Aramark, the university’s dining services provider, and Temple University called the photo a “hoax” two days later.
“We have determined that the image posted on social media is a hoax with no connection to any of the University’s dining locations,” wrote Kasey Marsicano, a spokesperson for Aramark, in an email to The Temple News on Feb. 7. Dining Services posted a similar statement on its Instagram page that day.
This prompted Politz to contact Aramark with her account of what she found.
Once Politz contacted Aramark with more photos and information about her meal, Aramark confirmed the Snapchat photo came from Morgan Dining Hall, Marsicano wrote. But because Politz did not bring the dish to Dining Services staff right away, Aramark representatives “are not able to authenticate it.”

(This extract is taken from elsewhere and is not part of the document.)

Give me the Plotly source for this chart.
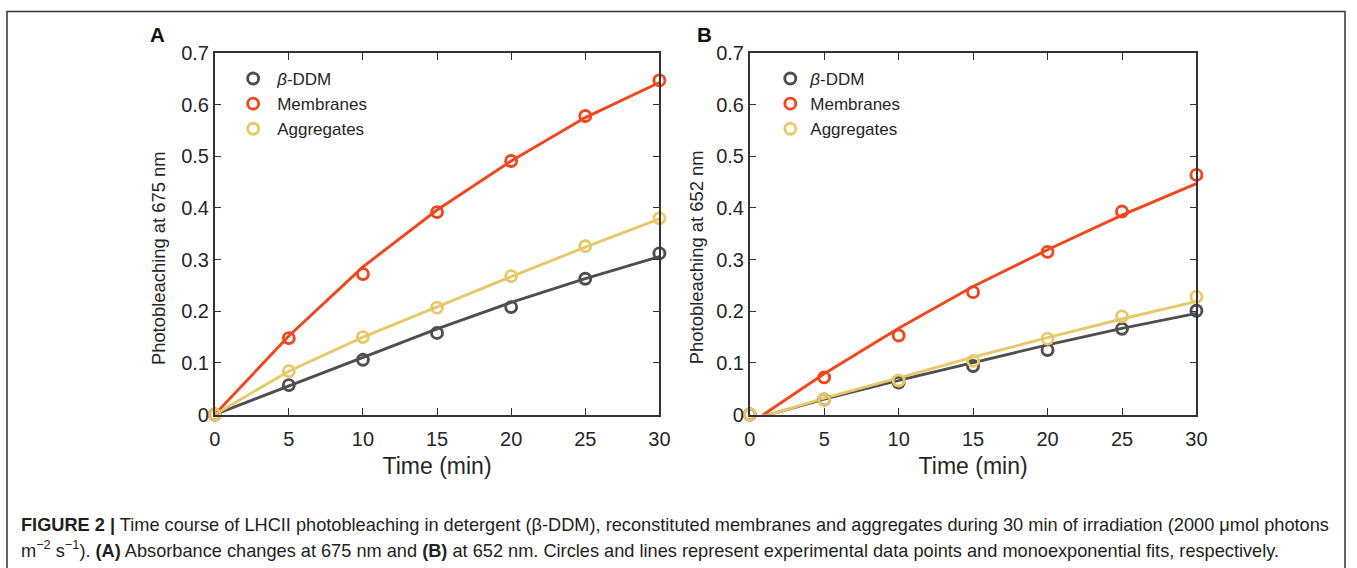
import plotly.graph_objects as go

time = [0, 5, 10, 15, 20, 25, 30]
series_names = ["<i>β</i>-DDM", "Membranes", "Aggregates"]
colors = ["#4f4f4f", "#f2461c", "#e8c96a"]

# Panel A: photobleaching at 675 nm
a_data_ddm = [0, 0.057, 0.106, 0.158, 0.208, 0.263, 0.312]
a_data_mem = [0, 0.148, 0.272, 0.392, 0.491, 0.578, 0.647]
a_data_agg = [0, 0.084, 0.150, 0.207, 0.268, 0.326, 0.380]
a_fit_ddm = [0, 0.055, 0.111, 0.166, 0.217, 0.263, 0.306]
a_fit_mem = [0, 0.152, 0.286, 0.396, 0.491, 0.575, 0.643]
a_fit_agg = [0, 0.084, 0.150, 0.209, 0.267, 0.324, 0.379]

# Panel B: photobleaching at 652 nm
b_data_ddm = [0, 0.029, 0.062, 0.094, 0.125, 0.166, 0.201]
b_data_mem = [0, 0.072, 0.153, 0.237, 0.315, 0.393, 0.464]
b_data_agg = [0, 0.029, 0.066, 0.104, 0.147, 0.190, 0.228]
b_fit_ddm = [-0.011, 0.030, 0.066, 0.101, 0.135, 0.167, 0.196]
b_fit_mem = [-0.018, 0.079, 0.167, 0.248, 0.319, 0.386, 0.447]
b_fit_agg = [-0.012, 0.032, 0.071, 0.111, 0.149, 0.185, 0.219]

x_ticks = [0, 5, 10, 15, 20, 25, 30]
y_ticks = [0, 0.1, 0.2, 0.3, 0.4, 0.5, 0.6, 0.7]
y_tick_labels = ["0", "0.1", "0.2", "0.3", "0.4", "0.5", "0.6", "0.7"]

y_title_a = "Photobleaching at 675 nm"
y_title_b = "Photobleaching at 652 nm"
x_title = "Time (min)"

caption_1 = ("<b>FIGURE 2 |</b> Time course of LHCII photobleaching in detergent (β-DDM), "
             "reconstituted membranes and aggregates during 30 min of irradiation (2000 μmol photons")
caption_2 = ("m<sup>−2</sup> s<sup>−1</sup>). <b>(A)</b> Absorbance changes at 675 nm and <b>(B)</b> at 652 nm. "
             "Circles and lines represent experimental data points and monoexponential fits, respectively.")

W, H = 1357, 568
FONT = "Liberation Sans, Arial"

# layout placement helpers (target pixel -> paper fraction, compensating page offset)
AX, SX, AY, SY = 9.1, 0.9837, 9.7, 0.9678


def px(r):
    return min(max((r - AX) / SX / W, 0.0), 1.0)


def py(r):
    return min(max(1 - (r - AY) / SY / H, 0.0), 1.0)


fig = go.Figure()

panels = [
    ("x", "y", "legend", [a_fit_ddm, a_fit_mem, a_fit_agg], [a_data_ddm, a_data_mem, a_data_agg]),
    ("x2", "y2", "legend2", [b_fit_ddm, b_fit_mem, b_fit_agg], [b_data_ddm, b_data_mem, b_data_agg]),
]
for xa, ya, lg, fits, datas in panels:
    for name, col, fit in zip(series_names, colors, fits):
        fig.add_trace(go.Scatter(x=time, y=fit, mode="lines", xaxis=xa, yaxis=ya,
                                 line=dict(color=col, width=2.9), showlegend=False,
                                 hoverinfo="skip"))
    for name, col, dat in zip(series_names, colors, datas):
        fig.add_trace(go.Scatter(x=time, y=dat, mode="markers", xaxis=xa, yaxis=ya,
                                 name=name, legend=lg, cliponaxis=False,
                                 marker=dict(symbol="circle-open", size=11, color=col,
                                             line=dict(width=2.9, color=col))))

axis_common = dict(showline=True, linecolor="#333333", linewidth=1.5, mirror="ticks",
                   ticks="inside", ticklen=7, tickwidth=1.3, tickcolor="#333333",
                   showgrid=False, zeroline=False,
                   tickfont=dict(family=FONT, size=20, color="#262626"))
xt_font = dict(family=FONT, size=23, color="#262626")
yt_font = dict(family=FONT, size=18.4, color="#262626")

leg_font = dict(family=FONT, size=17, color="#262626")

fig.update_layout(
    width=W, height=H, margin=dict(l=0, r=0, t=0, b=0),
    paper_bgcolor="white", plot_bgcolor="white",
    xaxis=dict(domain=[px(217), px(660)], range=[0, 30], tickvals=x_ticks, ticklabelstandoff=6,
               title=dict(text=x_title, standoff=9, font=xt_font), anchor="y", **axis_common),
    yaxis=dict(domain=[py(416), py(52)], range=[0, 0.7], tickvals=y_ticks, ticktext=y_tick_labels,
               anchor="x", **axis_common),
    xaxis2=dict(domain=[px(750), px(1195)], range=[0, 30], tickvals=x_ticks, ticklabelstandoff=6,
                title=dict(text=x_title, standoff=9, font=xt_font), anchor="y2", **axis_common),
    yaxis2=dict(domain=[py(416), py(52)], range=[0, 0.7], tickvals=y_ticks, ticktext=y_tick_labels,
                anchor="x2", **axis_common),
    legend=dict(x=226 / W, y=1 - 52 / H, xanchor="left", yanchor="top", bgcolor="rgba(0,0,0,0)",
                font=leg_font, tracegroupgap=0, itemwidth=38),
    legend2=dict(x=774 / W, y=1 - 52 / H, xanchor="left", yanchor="top", bgcolor="rgba(0,0,0,0)",
                 font=leg_font, tracegroupgap=0, itemwidth=30),
    shapes=[dict(type="rect", xref="paper", yref="paper", x0=1 / W, x1=1356 / W,
                 y0=-0.05, y1=1 - 0.5 / H, line=dict(color="#333333", width=1.5))],
    annotations=[
        dict(text=y_title_a, x=px(161), y=py(258), xref="paper", yref="paper", textangle=-90,
             showarrow=False, xanchor="center", yanchor="middle", font=yt_font),
        dict(text=y_title_b, x=px(697), y=py(258), xref="paper", yref="paper", textangle=-90,
             showarrow=False, xanchor="center", yanchor="middle", font=yt_font),
        dict(text="<b>A</b>", x=px(160), y=py(33), xref="paper", yref="paper",
             showarrow=False, xanchor="center", yanchor="middle",
             font=dict(family=FONT, size=20.5, color="#111111")),
        dict(text="<b>B</b>", x=px(705), y=py(33), xref="paper", yref="paper",
             showarrow=False, xanchor="center", yanchor="middle",
             font=dict(family=FONT, size=20.5, color="#111111")),
        dict(text=caption_1, x=px(22), y=py(527), xref="paper", yref="paper",
             showarrow=False, xanchor="left", yanchor="middle",
             font=dict(family=FONT, size=18.2, color="#231f20")),
        dict(text=caption_2, x=px(22), y=py(551), xref="paper", yref="paper",
             showarrow=False, xanchor="left", yanchor="middle",
             font=dict(family=FONT, size=18.2, color="#231f20")),
    ],
)

fig.write_html("out.html")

“However, based on looking at the photo and what was on the menu last Tuesday, it appears to have been a chicken wing,” Marsicano wrote on Wednesday. Aramark’s “culinary experts” reviewed the photo, she added.

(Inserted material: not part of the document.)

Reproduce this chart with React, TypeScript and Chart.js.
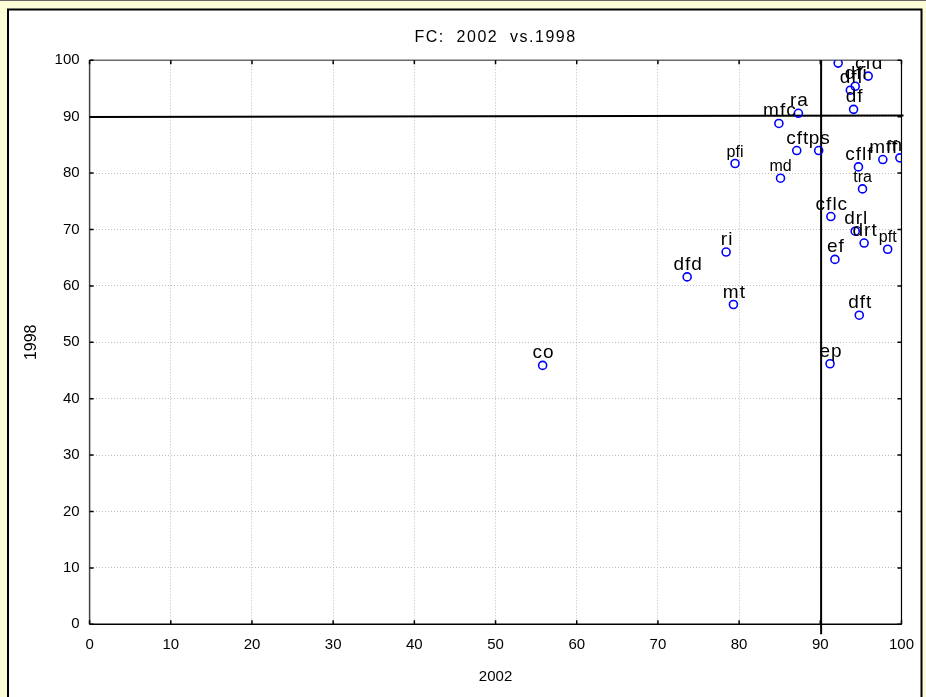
import React, { useEffect, useRef } from 'react';
import { Chart, registerables } from 'chart.js';

Chart.register(...registerables);

const FONT = '"Liberation Sans", Arial, sans-serif';
const BG = '#FBFBD6';

const names = ['co', 'mt', 'dft', 'ep', 'dfd', 'ri', 'pfi', 'md', 'mfc', 'ra', 'cft', 'ps', 'cflf', 'mff', 'mft', 'tra', 'cflc', 'drl', 'drt', 'pft', 'ef', 'cfr', 'cfd', 'dfi', 'dfl', 'df'];
const x2002 = [55.8, 79.3, 94.8, 91.2, 73.6, 78.4, 79.5, 85.1, 84.9, 87.3, 87.1, 89.8, 94.7, 97.7, 99.8, 95.2, 91.3, 94.3, 95.4, 98.3, 91.8, 92.2, 95.9, 94.3, 93.7, 94.1];
const y1998 = [45.9, 56.7, 54.8, 46.2, 61.6, 66.0, 81.7, 79.1, 88.8, 90.6, 84.0, 84.0, 81.1, 82.4, 82.7, 77.2, 72.3, 69.7, 67.6, 66.5, 64.7, 99.5, 97.2, 95.4, 94.7, 91.3];
const smallLabels = ['pfi', 'md', 'tra', 'pft'];

const titleText = 'FC:  2002  vs.1998';
const xTitle = '2002';
const yTitle = '1998';
const refX = 90.1;
const refYStart = 89.95;
const refYEnd = 90.2;

const decorPlugin = {
  id: 'decor',
  beforeDraw(chart: any) {
    const ctx = chart.ctx;
    const w = chart.width, h = chart.height;
    ctx.save();
    ctx.fillStyle = BG;
    ctx.fillRect(0, 0, w, h);
    ctx.fillStyle = '#ffffff';
    ctx.fillRect(8, 9.5, 913.5, h);
    ctx.strokeStyle = '#000';
    ctx.lineWidth = 2;
    ctx.strokeRect(8, 9.5, 913.5, h + 20);
    ctx.strokeStyle = '#666';
    ctx.lineWidth = 1;
    ctx.beginPath();
    ctx.moveTo(0, 0.5);
    ctx.lineTo(w, 0.5);
    ctx.stroke();
    ctx.restore();
  },
  beforeDatasetsDraw(chart: any) {
    const ctx = chart.ctx;
    const { left, right, top, bottom } = chart.chartArea;
    const xs = chart.scales.x, ys = chart.scales.y;
    ctx.save();
    ctx.lineWidth = 1.5;
    ctx.strokeStyle = '#6a6a6a';
    ctx.beginPath(); ctx.moveTo(left, top); ctx.lineTo(right, top); ctx.stroke();
    ctx.strokeStyle = '#444';
    ctx.beginPath(); ctx.moveTo(left, top); ctx.lineTo(left, bottom); ctx.stroke();
    ctx.strokeStyle = '#000';
    ctx.beginPath(); ctx.moveTo(left, bottom); ctx.lineTo(right, bottom); ctx.stroke();
    ctx.lineWidth = 1.2;
    ctx.beginPath(); ctx.moveTo(right, top); ctx.lineTo(right, bottom); ctx.stroke();
    ctx.lineWidth = 1.5;
    ctx.strokeStyle = '#000';
    ctx.beginPath();
    xs.ticks.forEach((t: any) => {
      const px = xs.getPixelForValue(t.value);
      ctx.moveTo(px, bottom); ctx.lineTo(px, bottom - 4);
      ctx.moveTo(px, top); ctx.lineTo(px, top + 4);
    });
    ys.ticks.forEach((t: any) => {
      const py = ys.getPixelForValue(t.value);
      ctx.moveTo(left, py); ctx.lineTo(left + 4, py);
      ctx.moveTo(right, py); ctx.lineTo(right - 4, py);
    });
    ctx.stroke();
    ctx.lineWidth = 2;
    ctx.strokeStyle = '#000';
    ctx.beginPath();
    ctx.moveTo(left, ys.getPixelForValue(refYStart));
    ctx.lineTo(right + 2, ys.getPixelForValue(refYEnd));
    ctx.stroke();
    const vx = xs.getPixelForValue(refX);
    ctx.beginPath();
    ctx.moveTo(vx, top);
    ctx.lineTo(vx, bottom + 10);
    ctx.stroke();
    ctx.restore();
  },
  afterDatasetsDraw(chart: any) {
    const ctx = chart.ctx;
    const { left, right, top, bottom } = chart.chartArea;
    const xs = chart.scales.x, ys = chart.scales.y;
    ctx.save();
    ctx.beginPath();
    ctx.rect(left, top, right - left, bottom - top);
    ctx.clip();
    ctx.fillStyle = '#000';
    ctx.textAlign = 'center';
    ctx.textBaseline = 'alphabetic';
    names.forEach((n, i) => {
      const px = xs.getPixelForValue(x2002[i]);
      const py = ys.getPixelForValue(y1998[i]);
      const small = smallLabels.includes(n);
      ctx.font = (small ? 16 : 19) + 'px ' + FONT;
      (ctx as any).letterSpacing = small ? '0px' : '1px';
      ctx.fillText(n, px + (small ? 0 : 1), py - 7);
    });
    ctx.restore();

    ctx.save();
    ctx.fillStyle = '#000';
    ctx.textAlign = 'center';
    ctx.textBaseline = 'middle';
    const cx = (left + right) / 2;
    ctx.font = '16px ' + FONT;
    (ctx as any).letterSpacing = '1.5px';
    ctx.fillText(titleText, cx, 38);
    (ctx as any).letterSpacing = '0px';
    ctx.font = '15px ' + FONT;
    ctx.fillText(xTitle, cx, 677);
    ctx.font = '16px ' + FONT;
    ctx.translate(32, (top + bottom) / 2);
    ctx.rotate(-Math.PI / 2);
    ctx.fillText(yTitle, 0, 0);
    ctx.restore();
  },
};

export default function App() {
  const ref = useRef<HTMLCanvasElement>(null);
  useEffect(() => {
    document.body.style.margin = '0';
    document.body.style.background = BG;
    const canvas = ref.current!;
    const points = x2002.map((x, i) => ({ x, y: y1998[i] }));
    const chart = new Chart(canvas, {
      type: 'scatter',
      data: {
        datasets: [
          {
            data: points,
            pointRadius: 4,
            pointHoverRadius: 4,
            pointBorderWidth: 1.6,
            pointBorderColor: '#0000FF',
            pointBackgroundColor: 'rgba(255,255,255,0)',
          },
        ],
      },
      options: {
        responsive: false,
        maintainAspectRatio: false,
        animation: false,
        events: [],
        layout: { padding: { left: 10, right: 23.4, top: 60.3, bottom: 10 } },
        plugins: { legend: { display: false }, tooltip: { enabled: false }, title: { display: false } },
        scales: {
          x: {
            type: 'linear',
            min: 0,
            max: 100,
            ticks: { stepSize: 10, padding: 12, color: '#000', font: { family: FONT, size: 15 }, maxRotation: 0 },
            grid: { color: '#bdbdbd', lineWidth: 1, drawTicks: false, tickLength: 0 },
            border: { display: false, dash: [1, 2] },
            afterFit: (s: any) => { s.height = 62.7; },
          },
          y: {
            type: 'linear',
            min: 0,
            max: 100,
            ticks: { stepSize: 10, padding: 10, color: '#000', font: { family: FONT, size: 15 } },
            grid: { color: '#bdbdbd', lineWidth: 1, drawTicks: false, tickLength: 0 },
            border: { display: false, dash: [1, 2] },
            afterFit: (s: any) => { s.width = 79.6; },
          },
        },
      },
      plugins: [decorPlugin],
    } as any);
    return () => chart.destroy();
  }, []);
  return <canvas ref={ref} width={926} height={697} style={{ display: 'block' }} />;
}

Because of its recent rodent violation, the city can order Morgan Dining Hall to temporarily close if it deems the violation a serious enough threat to public safety, according to Department of Public Health procedures. Morgan Dining Hall did not close, but because the inspector found a food safety risk factor, the city has the option to require another inspection within 30 business days, like it did in 2017.
In September 2017, Morgan Dining Hall’s kitchen had two inspections, six days apart, where inspectors found mouse feces, according to city records. On Sept. 21, 2017, inspectors observed “physical evidence of rodent(mouse)…activity” in Morgan’s washing and storage area. On Sept. 27, 2017, the kitchen received a repeat violation for not having disinfected floor perimeters with “old mouse feces.”

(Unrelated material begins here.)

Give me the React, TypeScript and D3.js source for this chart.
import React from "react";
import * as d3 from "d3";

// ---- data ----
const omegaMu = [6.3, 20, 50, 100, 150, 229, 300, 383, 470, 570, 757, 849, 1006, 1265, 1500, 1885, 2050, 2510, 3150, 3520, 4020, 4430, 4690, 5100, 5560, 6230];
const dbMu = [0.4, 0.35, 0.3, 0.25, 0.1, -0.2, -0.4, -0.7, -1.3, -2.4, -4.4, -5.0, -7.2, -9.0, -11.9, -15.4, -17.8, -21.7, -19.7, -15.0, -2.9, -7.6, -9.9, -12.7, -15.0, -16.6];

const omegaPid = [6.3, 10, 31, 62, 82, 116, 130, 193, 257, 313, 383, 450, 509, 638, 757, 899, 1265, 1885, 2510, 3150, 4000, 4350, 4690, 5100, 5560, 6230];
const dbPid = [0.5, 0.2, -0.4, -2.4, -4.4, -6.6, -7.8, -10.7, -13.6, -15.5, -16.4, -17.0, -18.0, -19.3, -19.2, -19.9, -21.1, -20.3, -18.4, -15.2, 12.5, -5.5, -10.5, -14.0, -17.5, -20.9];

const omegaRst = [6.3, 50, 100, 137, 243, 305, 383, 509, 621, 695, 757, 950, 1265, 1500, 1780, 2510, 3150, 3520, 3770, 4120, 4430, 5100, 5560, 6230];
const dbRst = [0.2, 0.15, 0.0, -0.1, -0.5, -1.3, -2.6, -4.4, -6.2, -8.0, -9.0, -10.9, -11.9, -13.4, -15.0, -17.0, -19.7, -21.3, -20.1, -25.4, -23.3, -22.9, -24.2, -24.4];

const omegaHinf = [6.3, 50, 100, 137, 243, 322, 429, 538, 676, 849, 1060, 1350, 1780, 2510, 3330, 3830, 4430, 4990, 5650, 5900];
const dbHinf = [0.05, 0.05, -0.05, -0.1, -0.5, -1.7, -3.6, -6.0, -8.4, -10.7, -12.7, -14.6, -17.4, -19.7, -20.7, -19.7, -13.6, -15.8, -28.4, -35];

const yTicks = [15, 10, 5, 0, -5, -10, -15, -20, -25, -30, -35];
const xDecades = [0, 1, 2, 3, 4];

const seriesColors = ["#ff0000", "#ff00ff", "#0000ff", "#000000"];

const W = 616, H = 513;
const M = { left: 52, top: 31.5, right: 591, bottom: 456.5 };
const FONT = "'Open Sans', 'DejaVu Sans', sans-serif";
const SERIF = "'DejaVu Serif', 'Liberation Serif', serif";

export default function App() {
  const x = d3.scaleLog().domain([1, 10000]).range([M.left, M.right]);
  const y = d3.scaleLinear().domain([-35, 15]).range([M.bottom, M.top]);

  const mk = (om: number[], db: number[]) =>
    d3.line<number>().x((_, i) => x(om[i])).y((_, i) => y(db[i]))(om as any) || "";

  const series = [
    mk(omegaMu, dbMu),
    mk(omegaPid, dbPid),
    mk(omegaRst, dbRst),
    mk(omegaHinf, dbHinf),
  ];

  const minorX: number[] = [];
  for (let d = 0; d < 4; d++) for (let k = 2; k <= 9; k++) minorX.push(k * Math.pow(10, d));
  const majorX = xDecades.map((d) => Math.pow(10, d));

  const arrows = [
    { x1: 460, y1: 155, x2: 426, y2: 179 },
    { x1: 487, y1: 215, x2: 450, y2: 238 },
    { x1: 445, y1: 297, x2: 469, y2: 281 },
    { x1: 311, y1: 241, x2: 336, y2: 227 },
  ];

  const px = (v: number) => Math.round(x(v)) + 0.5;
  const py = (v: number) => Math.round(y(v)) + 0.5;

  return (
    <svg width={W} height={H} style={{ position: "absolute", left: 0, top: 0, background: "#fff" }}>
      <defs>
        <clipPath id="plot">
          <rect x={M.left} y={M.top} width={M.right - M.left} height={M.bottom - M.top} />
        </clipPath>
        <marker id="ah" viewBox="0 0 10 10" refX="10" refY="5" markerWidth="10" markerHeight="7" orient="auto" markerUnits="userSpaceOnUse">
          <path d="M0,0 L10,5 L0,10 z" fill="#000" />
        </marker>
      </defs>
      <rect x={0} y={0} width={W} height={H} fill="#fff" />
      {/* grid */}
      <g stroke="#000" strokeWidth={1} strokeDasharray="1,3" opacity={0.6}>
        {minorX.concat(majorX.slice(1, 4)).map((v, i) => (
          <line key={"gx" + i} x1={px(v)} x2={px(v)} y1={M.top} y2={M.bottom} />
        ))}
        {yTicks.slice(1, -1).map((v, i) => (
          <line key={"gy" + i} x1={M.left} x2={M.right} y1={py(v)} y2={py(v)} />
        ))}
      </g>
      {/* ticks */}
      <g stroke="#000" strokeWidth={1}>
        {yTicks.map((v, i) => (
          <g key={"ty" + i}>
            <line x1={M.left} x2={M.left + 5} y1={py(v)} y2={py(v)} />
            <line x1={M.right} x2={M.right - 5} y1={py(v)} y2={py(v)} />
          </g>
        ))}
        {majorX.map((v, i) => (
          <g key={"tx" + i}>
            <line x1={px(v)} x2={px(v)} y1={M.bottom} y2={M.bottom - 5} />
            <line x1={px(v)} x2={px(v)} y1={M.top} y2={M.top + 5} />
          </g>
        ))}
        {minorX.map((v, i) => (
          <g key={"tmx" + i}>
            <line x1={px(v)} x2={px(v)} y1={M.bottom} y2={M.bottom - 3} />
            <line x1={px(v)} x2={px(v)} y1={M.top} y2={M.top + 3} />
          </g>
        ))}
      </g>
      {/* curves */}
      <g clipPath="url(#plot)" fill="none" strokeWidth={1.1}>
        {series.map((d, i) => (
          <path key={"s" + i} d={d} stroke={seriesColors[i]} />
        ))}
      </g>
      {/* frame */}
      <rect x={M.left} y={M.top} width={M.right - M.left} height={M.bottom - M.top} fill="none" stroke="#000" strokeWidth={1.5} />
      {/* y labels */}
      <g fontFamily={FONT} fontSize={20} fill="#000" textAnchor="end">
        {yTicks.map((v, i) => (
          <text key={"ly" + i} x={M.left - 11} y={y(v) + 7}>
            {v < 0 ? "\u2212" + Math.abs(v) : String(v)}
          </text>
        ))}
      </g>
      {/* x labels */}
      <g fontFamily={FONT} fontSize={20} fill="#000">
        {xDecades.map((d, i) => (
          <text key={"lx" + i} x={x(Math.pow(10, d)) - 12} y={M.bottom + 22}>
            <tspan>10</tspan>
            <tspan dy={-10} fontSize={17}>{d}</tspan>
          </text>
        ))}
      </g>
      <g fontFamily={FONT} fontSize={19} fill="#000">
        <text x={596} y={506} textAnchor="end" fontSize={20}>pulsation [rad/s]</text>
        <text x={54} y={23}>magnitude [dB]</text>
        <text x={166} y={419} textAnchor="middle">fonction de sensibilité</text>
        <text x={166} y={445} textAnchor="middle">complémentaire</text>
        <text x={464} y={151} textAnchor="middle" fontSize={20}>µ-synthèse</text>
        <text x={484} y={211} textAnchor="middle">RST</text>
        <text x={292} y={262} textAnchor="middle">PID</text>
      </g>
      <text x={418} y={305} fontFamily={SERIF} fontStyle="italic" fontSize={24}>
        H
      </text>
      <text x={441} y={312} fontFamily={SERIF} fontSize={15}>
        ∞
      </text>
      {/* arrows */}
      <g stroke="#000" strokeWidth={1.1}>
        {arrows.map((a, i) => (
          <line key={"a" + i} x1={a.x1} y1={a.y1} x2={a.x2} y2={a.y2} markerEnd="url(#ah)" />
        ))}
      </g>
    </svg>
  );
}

Representatives from the Department of Public Health could not be immediately reached for comment.
Dining Services contracts a “reputable pest control company” to regularly inspect and treat the university’s culinary facilities, Marsicano wrote in an email to The Temple News on Monday. She wrote if there are violations observed during the city’s inspections, they are corrected on site.
However, the city’s inspection report from Wednesday did not note that the rodent violation was immediately corrected.
A three-year Dining Services worker at Morgan, whose name was withheld to protect their employment, said the plate in the photo looks similar to the dining hall’s plates. It’s highly unlikely, however, a mouse made its way into food, especially on the second floor of the building, the worker said.
The worker has never seen a mouse on the second level of the Morgan Dining Hall, but the downstairs food court has traps set up for rodents and often catches them, they said.
“We get inspected in here, and you don’t even see any mice up here at all,” the worker said. “They’d only be downstairs, and they have traps down there to catch them. We don’t see nothing up here, nothing.”
The university’s pest control contractors “use various tactics to ensure we get the desired results,” Marsicano wrote about the mouse traps.
Politz has a meal plan, but she does not know if she’ll return to Dining Services any time soon.
“I haven’t been there since,” she said. “That makes me question what environment my food is being prepared in.”
CORRECTION: A previous version of this story incorrectly stated Kaylee Politz’s last name. It has been corrected.